The district has a Christian majority (most being from Garo community), with having significant Hindu and Muslim population (most being from Bengali community). According to the 2011 census West Garo Hills district has a population of 643,291, roughly equal to the nation of Montenegro, or the US state of Vermont. This gives it a ranking of 514th in India (out of a total of 640). The district has a population density of 173 PD/sqkm. Its population growth rate over the decade 2001-2011 was 24.02%. West Garo Hills has a sex ratio of 979 females for every 1000 males, and a literacy rate of 68.38%.

Tura has a mixed population of Garos or A'chiks (as they prefer to call themselves), Bengalis, Nepalis, Assamese, members of other ethnic groups such as the Hajong, Rabhas and Koches, Bodo and a fair sprinkling of South Indians in the Catholic Church, the teaching profession and the paramilitary forces.

===Languages===

Garo (or A'chik) is the most spoken language in the district. Other languages clubbed under Garo include A'Tong. Bengali is the second largest language. Hajong, Koch and Rabha are the next largest languages. Assamese is spoken by a small minority. The Muslim non-tribals along with the Rabhas, Koches and Hajongs of the plain belt mostly study Assamese as their MIL, whereas Hindu non-tribals study Bengali as their MIL. A small minority of Hindi speakers are in the district.

==Culture==

===Places of Interest===
Some places of interest in Garo Hills are Siju Cave, Nokrek Peak, Siju Bird Sanctuary, Imilsang Dare falls, Sosibibra and Rongdong falls.

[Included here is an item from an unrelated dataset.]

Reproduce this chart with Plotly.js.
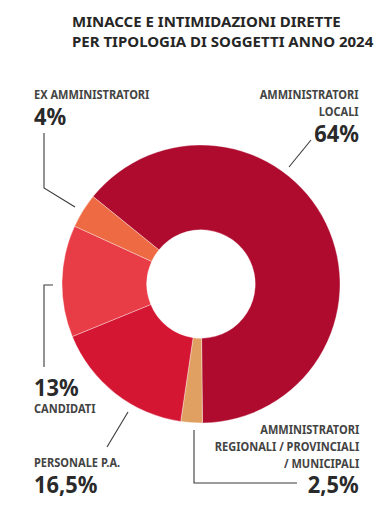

Some places worth visiting in West Garo Hills are

- Bhaitbari / Wadagokgre Excavation Site
- Pelga Waterfalls
- Tura Peak Range
- Nokrek Peak in Nokrek National Park
- Nokpante Institution
- Rongai Valley
- Phulbari River side

==Flora and fauna==
In 1986 West Garo Hills district, along with its sister districts South and East Garo Hills, became home to Nokrek National Park. The park has an area of 47 km2.

==Notable people==
- P A Sangma, Most famous leader from Meghalaya. He was the Speaker of Indian Parliament and Chief Minister of Meghalaya.
- Conrad Sangma, Present Chief Minister of Meghalaya.
- Agatha Sangma, Ex Union Minister and present MP from Garo Hills. She is also the first woman MP from Meghalaya.
- Larry Sangma, A budding cricketer. Played for Meghalaya team in the Syed Mushtaq Ali Trophy and Vijay Hazare Trophy.